もう一つは、国民年金と厚生年金の関係性です。

日本の年金制度は「2階建て」と言われますが、それは「20歳以上の人全員が加入する、保険料が定額の国民年金」を1階部分、「企業に勤める人が加入する、収入に応じて保険料が上がる厚生年金」を2階部分とした表現です。会社勤めをしていると、国民年金は納めていないような感覚に陥ってしまいますが、実際には給与から天引きされる厚生年金保険料に国民年金の保険料も含まれており、将来年金をもらう時、国民年金に加入していた人よりも厚生年金に加入していた人の方が受給額は多くなるのです。

つまり、国民年金と厚生年金は「自営業の人向け」と「会社員向け」のような対の関係ではなく、「基礎部分」と「追加部分」という縦の関係なのです。

これを踏まえ、国では「国民年金基金」という制度を設けています。これは、厚生年金に加入していた会社員の人よりも少額の年金しか受給できない自営業や個人事業主の人などが、将来上乗せして受給できるよう掛金を積み立てるというもので、確定申告の際にはその年に積み立てた全額分の所得控除を受けることができるという、税制上のメリットもある仕組みです。このほか、民間の保険会社でも年金型保険など将来に備える商品が出ていますので、個人事業主として独立・起業する場合は、そういったものを活用した将来設計も考えておくといいかもしれません。

 

法人には厚生年金と健康保険への加入が義務付けられている

法人を設立して独立する場合は、あなた自身は「”前職の会社”から”自分で立ち上げた会社”に転職する」のと同じですので、個人として「厚生年金」と「健康保険」に加入するという点では変わりません。

しかしそのためには、設立した法人として「厚生年金」と「健康保険」に新規加入する、という手続きが必要になります。

「法人は設立したけど当面は自分ひとりの会社だし、売上も少ないし・・・国民年金と国民健康保険じゃだめなの?」と思うかもしれませんが、法人には厚生年金と健康保険への加入が法律で義務付けられており、たとえ社員が自分ひとりであっても加入義務からは免れません。

手続きは、日本年金機構の最寄りの年金事務所で行います。
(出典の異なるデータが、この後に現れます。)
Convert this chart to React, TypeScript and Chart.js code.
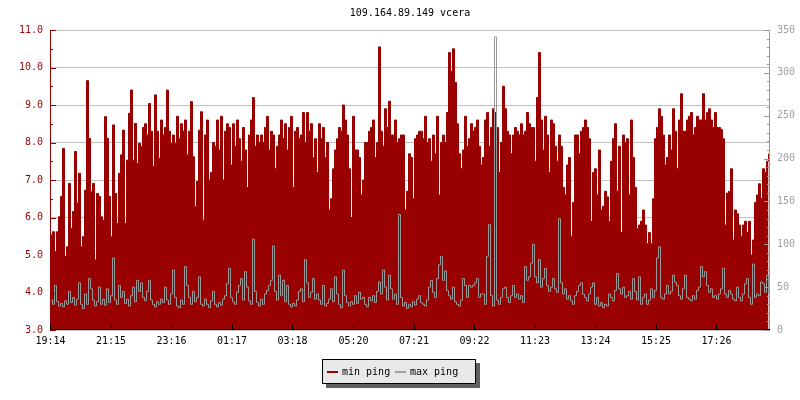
import React, { useEffect, useRef } from "react";
import { Chart, registerables } from "chart.js";

Chart.register(...registerables);

// ---- data -----------------------------------------------------------------
const title = "109.164.89.149 vcera";
const startLabel = "19:14";
const sampleMinutes = 4; // one sample every 4 minutes, 24 h window
const tickLabels = ["19:14", "21:15", "23:16", "01:17", "03:18", "05:20", "07:21", "09:22", "11:23", "13:24", "15:25", "17:26"];
const seriesNames = ["min ping", "max ping"];

// min ping (left axis), 19:14 -> 19:14 next day, split in five blocks
const minPingA = [5.53,5.62,5.09,5.62,6.02,6.56,7.84,4.96,5.22,6.91,5.71,6.16,7.76,6.38,7.18,5.22,5.49,6.73,9.65,8.11,6.69,6.91,4.87,6.64,6.56,6.02,5.93,8.69,8.11,6.56,5.49,8.47,6.64,5.84,7.18,7.67,8.33,5.84,7.53,8.78,9.4,7.53,8.51,7.44,7.98,7.89,8.4,8.5,8.2,9.04,8.3,7.36,9.27,8.3,7.58,8.6,8.2,8.4,9.4,8.3,7.98,8.2,7.98,8.7,8.1,8.5,8.3,8.6,7.67,8.3,9.09,7.62];
const minPingB = [6.29,6.96,8.33,8.82,5.93,8.2,8.6,7.0,7.2,8.0,7.9,8.6,7.8,8.7,7.0,8.3,8.5,8.4,7.4,8.5,7.9,8.6,8.1,7.5,8.4,7.8,6.8,8.2,8.6,9.2,7.9,8.2,8.0,8.2,8.0,8.4,8.7,7.8,8.3,8.2,7.3,7.9,8.2,8.6,8.1,8.5,7.8,8.4,8.7,6.8,8.3,8.4,8.1,8.2,8.8,8.0,8.8,8.3,8.5,7.6,8.1,7.2,8.5,8.1,8.4,7.6,8.0,6.2,6.5,7.3,7.8,8.1];
const minPingC = [8.4,8.3,9.0,8.6,8.2,7.3,6.0,8.7,7.8,7.8,7.6,6.6,7.0,8.0,8.0,8.3,8.4,8.6,7.6,8.0,10.55,8.3,7.9,8.9,8.4,9.1,8.2,8.2,8.6,8.0,8.1,8.2,8.2,6.2,6.7,7.7,7.6,6.5,8.1,8.2,8.3,8.3,8.1,8.7,8.0,8.1,7.5,8.2,7.7,8.7,6.6,8.0,8.2,8.0,8.8,10.4,9.9,10.5,9.6,8.5,7.7,7.3,7.8,8.7,7.9,8.1,8.5,8.3,8.4,8.6,7.9,7.4];
const minPingD = [7.6,8.6,8.8,7.9,8.4,8.9,8.8,8.4,7.2,8.0,9.5,8.9,8.3,8.2,7.7,8.2,8.4,8.3,8.2,8.5,8.2,8.3,8.8,8.5,8.4,8.4,7.5,9.2,10.4,8.6,7.8,8.7,8.2,7.2,8.6,8.5,7.9,7.5,8.2,7.9,6.8,6.6,7.4,7.6,5.5,6.4,8.2,8.2,7.7,8.3,8.4,8.6,8.4,8.1,5.9,7.2,7.3,6.6,7.8,6.2,6.3,6.7,6.55,5.9,7.5,8.1,8.5,6.7,7.9,5.6,8.2,8.0];
const minPingE = [8.1,6.6,8.6,7.6,6.8,5.7,5.8,5.9,6.2,5.8,5.3,5.6,5.3,6.5,8.1,8.4,8.9,8.7,8.2,7.4,7.6,8.2,7.8,8.9,8.3,7.3,8.6,9.3,8.3,8.3,8.6,8.7,8.8,8.2,8.4,8.7,8.6,8.6,9.3,8.6,8.8,8.9,8.6,8.4,8.8,8.4,8.4,8.35,8.1,5.8,6.65,6.7,7.3,5.4,6.2,6.1,5.8,5.5,5.8,5.9,5.6,5.9,5.0,5.4,6.4,6.6,6.9,6.5,7.3,7.2,7.5,7.7];

// max ping (right axis)
const maxPingA = [35,30,52,33,28,31,27,34,30,45,32,38,29,36,55,30,25,42,30,60,48,35,28,33,50,30,36,29,48,32,40,84,35,30,52,38,45,31,36,28,40,50,33,58,45,55,38,34,45,58,35,30,27,33,30,36,32,50,35,30,42,70,38,28,26,35,30,74,52,38,30,45];
const maxPingB = [33,38,62,30,28,36,30,26,34,45,30,27,32,29,36,40,54,72,38,33,30,44,52,60,35,68,50,34,30,106,45,32,28,36,30,42,46,52,58,98,45,35,64,40,58,33,52,30,27,31,28,35,45,48,33,82,55,38,44,60,36,42,35,30,52,28,31,36,48,33,62,42];
const maxPingC = [30,26,70,40,32,28,33,30,40,31,44,36,38,30,27,38,34,40,32,45,56,42,70,50,35,64,48,36,42,30,135,38,28,32,25,30,27,33,29,36,40,32,30,28,35,50,58,44,38,60,76,86,58,69,46,40,36,50,33,30,28,35,60,52,38,52,50,52,55,60,38,42];
const maxPingD = [42,30,86,123,40,28,342,35,30,38,48,50,38,32,40,52,38,42,36,40,32,74,58,62,78,100,62,55,82,50,60,72,52,45,50,60,48,44,130,55,42,48,36,40,34,30,40,45,52,55,42,38,34,42,50,55,30,38,28,32,26,30,28,42,38,34,46,66,48,42,50,38];
const maxPingE = [40,45,36,60,45,35,62,30,38,42,30,35,48,38,46,84,97,38,36,42,52,42,45,64,56,52,40,36,48,64,38,36,34,40,36,46,50,74,62,68,52,44,48,38,40,36,42,48,72,42,38,46,42,36,34,50,38,34,42,54,60,38,30,77,38,42,40,56,54,44,64,42];

const minPing = [...minPingA, ...minPingB, ...minPingC, ...minPingD, ...minPingE];
const maxPing = [...maxPingA, ...maxPingB, ...maxPingC, ...maxPingD, ...maxPingE];

// ---- styling --------------------------------------------------------------
const RED = "#990000";
const GRAY = "#999999";
const FONT = "'DejaVu Sans Mono', monospace";

const toMin = (s: string) => {
  const [h, m] = s.split(":").map(Number);
  return h * 60 + m;
};
const tickValues = tickLabels.map((l) => (toMin(l) - toMin(startLabel) + 1440) % 1440);

const rrdPlugin = {
  id: "rrdDecor",
  afterDatasetsDraw(chart: any) {
    const { ctx, chartArea: a, scales } = chart;
    ctx.save();
    ctx.lineWidth = 1;
    // left axis ticks (inside)
    ctx.strokeStyle = RED;
    for (let v = 3; v <= 11.0001; v += 0.5) {
      const y = Math.round(scales.y.getPixelForValue(v)) + 0.5;
      const len = Math.abs(v - Math.round(v)) < 0.01 ? 6 : 3;
      ctx.beginPath();
      ctx.moveTo(a.left, y);
      ctx.lineTo(a.left + len, y);
      ctx.stroke();
    }
    // right axis ticks (inside)
    ctx.strokeStyle = GRAY;
    for (let v = 0; v <= 350; v += 10) {
      const y = Math.round(scales.y1.getPixelForValue(v)) + 0.5;
      const len = v % 50 === 0 ? 6 : 3;
      ctx.beginPath();
      ctx.moveTo(a.right - len, y);
      ctx.lineTo(a.right, y);
      ctx.stroke();
    }
    // axis lines
    const lx = Math.round(a.left) + 0.5;
    const rx = Math.round(a.right) - 0.5;
    const by = Math.round(a.bottom) - 0.5;
    ctx.strokeStyle = RED;
    ctx.beginPath();
    ctx.moveTo(lx, a.top);
    ctx.lineTo(lx, a.bottom);
    ctx.stroke();
    ctx.strokeStyle = GRAY;
    ctx.beginPath();
    ctx.moveTo(rx, a.top);
    ctx.lineTo(rx, a.bottom);
    ctx.stroke();
    ctx.strokeStyle = "#000";
    ctx.beginPath();
    ctx.moveTo(a.left, by);
    ctx.lineTo(a.right, by);
    ctx.stroke();
    // x ticks
    tickValues.forEach((t) => {
      const x = Math.floor(scales.x.getPixelForValue(t)) + 0.5;
      ctx.beginPath();
      ctx.moveTo(x, by - 5);
      ctx.lineTo(x, by);
      ctx.stroke();
    });
    ctx.restore();
  },
  afterDraw(chart: any) {
    const { ctx } = chart;
    ctx.save();
    const bx = 322, byy = 359, bw = 154, bh = 25;
    ctx.fillStyle = "#606060";
    ctx.fillRect(bx + 4, byy + 4, bw, bh);
    ctx.fillStyle = "#e8e8e8";
    ctx.fillRect(bx, byy, bw, bh);
    ctx.strokeStyle = "#000";
    ctx.lineWidth = 1;
    ctx.strokeRect(bx + 0.5, byy + 0.5, bw - 1, bh - 1);
    ctx.font = `10px ${FONT}`;
    ctx.textBaseline = "middle";
    ctx.textAlign = "left";
    ctx.fillStyle = RED;
    ctx.fillRect(327, 371, 11, 2);
    ctx.fillStyle = "#000";
    ctx.fillText(seriesNames[0], 342, 372);
    ctx.fillStyle = "#a0a0a0";
    ctx.fillRect(395, 371, 11, 2);
    ctx.fillStyle = "#000";
    ctx.fillText(seriesNames[1], 410, 372);
    ctx.restore();
  },
};

export default function App() {
  const ref = useRef<HTMLCanvasElement | null>(null);

  useEffect(() => {
    document.body.style.margin = "0";
    const canvas = ref.current;
    if (!canvas) return;
    Chart.defaults.font.family = FONT;
    Chart.defaults.font.size = 10;

    const chart = new Chart(canvas, {
      type: "line",
      data: {
        datasets: [
          {
            label: seriesNames[1],
            data: maxPing.map((v, i) => ({ x: i * sampleMinutes, y: v })),
            yAxisID: "y1",
            borderColor: GRAY,
            borderWidth: 1,
            pointRadius: 0,
            stepped: "before",
            fill: false,
            order: 0,
          },
          {
            label: seriesNames[0],
            data: minPing.map((v, i) => ({ x: i * sampleMinutes, y: v })),
            yAxisID: "y",
            borderColor: RED,
            backgroundColor: RED,
            borderWidth: 1,
            pointRadius: 0,
            stepped: "before",
            fill: "start",
            order: 1,
          },
        ],
      },
      options: {
        responsive: false,
        animation: false,
        layout: { padding: { top: 0, left: 0, right: 0, bottom: 50 } },
        plugins: {
          legend: { display: false },
          tooltip: { enabled: false },
          title: {
            display: true,
            text: title,
            color: "#000",
            fullSize: false,
            font: { family: FONT, size: 10, weight: "normal" },
            padding: { top: 7, bottom: 11 },
          },
        },
        scales: {
          x: {
            type: "linear",
            min: -1,
            max: 1439,
            grid: { display: false, drawTicks: false },
            border: { display: false },
            afterBuildTicks: (scale: any) => {
              scale.ticks = tickValues.map((v) => ({ value: v }));
            },
            afterFit: (scale: any) => {
              scale.height = 20;
            },
            ticks: {
              autoSkip: false,
              maxRotation: 0,
              color: "#000",
              padding: 5,
              font: { family: FONT, size: 10 },
              callback: (_v: any, i: number) => tickLabels[i],
            },
          },
          y: {
            position: "left",
            min: 3,
            max: 11,
            grid: { color: "#c0c0c0", drawTicks: false, lineWidth: 1 },
            border: { display: false },
            afterFit: (scale: any) => {
              scale.width = 50;
            },
            ticks: {
              stepSize: 1,
              color: RED,
              padding: 7,
              font: { family: FONT, size: 10 },
              callback: (v: any) => Number(v).toFixed(1),
            },
          },
          y1: {
            position: "right",
            min: 0,
            max: 350,
            grid: { display: false, drawTicks: false },
            border: { display: false },
            afterFit: (scale: any) => {
              scale.width = 30;
            },
            ticks: {
              stepSize: 50,
              color: "#a0a0a0",
              padding: 7,
              font: { family: FONT, size: 10 },
            },
          },
        },
      },
      plugins: [rrdPlugin],
    } as any);

    return () => chart.destroy();
  }, []);

  return (
    <div style={{ position: "absolute", left: 0, top: 0, width: 800, height: 400, background: "#fff" }}>
      <canvas ref={ref} width={800} height={400} />
    </div>
  );
}
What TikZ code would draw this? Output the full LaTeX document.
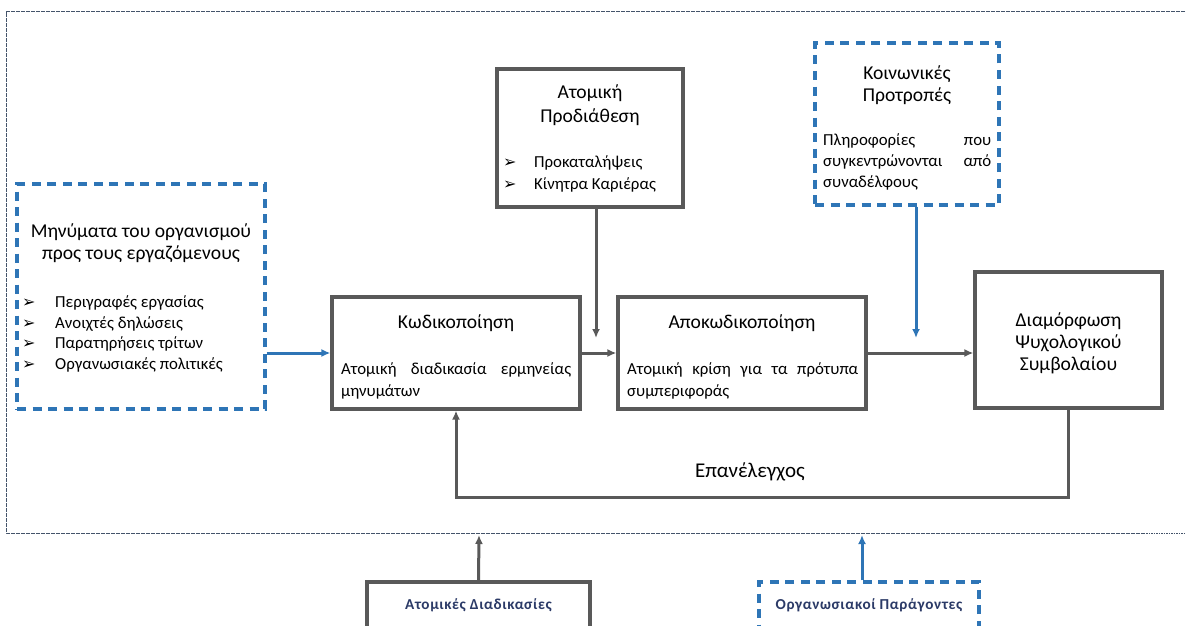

厚生年金と健康保険の保険料は給与に応じて決まるため、あらかじめ、自分を含め加入する従業員全員の給与の金額を決めておかなくてはなりません。

また、届出書類には、必要事項の記入のほか、法人の登記簿謄本の添付や実印の押印、加入する従業員の基礎年金番号の記入や認印の押印も必要になりますので、手続きに行く前に一度管轄の年金事務所に問い合わせてみることをおすすめします。

もちろん、会社を辞めてから自分で法人を設立するまでの間が1日でも空いてしまう時は、その期間だけ、国民年金と国民健康保険への加入が必要になります。その場合、法人として厚生年金・健康保険に加入した後に再度国民年金と国民健康保険の脱退手続きをしなければなりませんので、注意が必要です。

今回は、独立・起業後の年金と健康保険の手続きについてご紹介しました。

サラリーマンとして働いているとよくも悪くもあまり意識することのない社会保険制度ですが、年金・健康保険ともに実は毎月かなりの金額を納めていますし、非常に複雑な手続きを会社が肩代わりしてくれています。独立・起業後、改めてそれを認識して愕然としないよう、これから独立を考えている方は会社を辞める前にぜひ一度、大まかにでも情報収集しておくといいのではないでしょうか。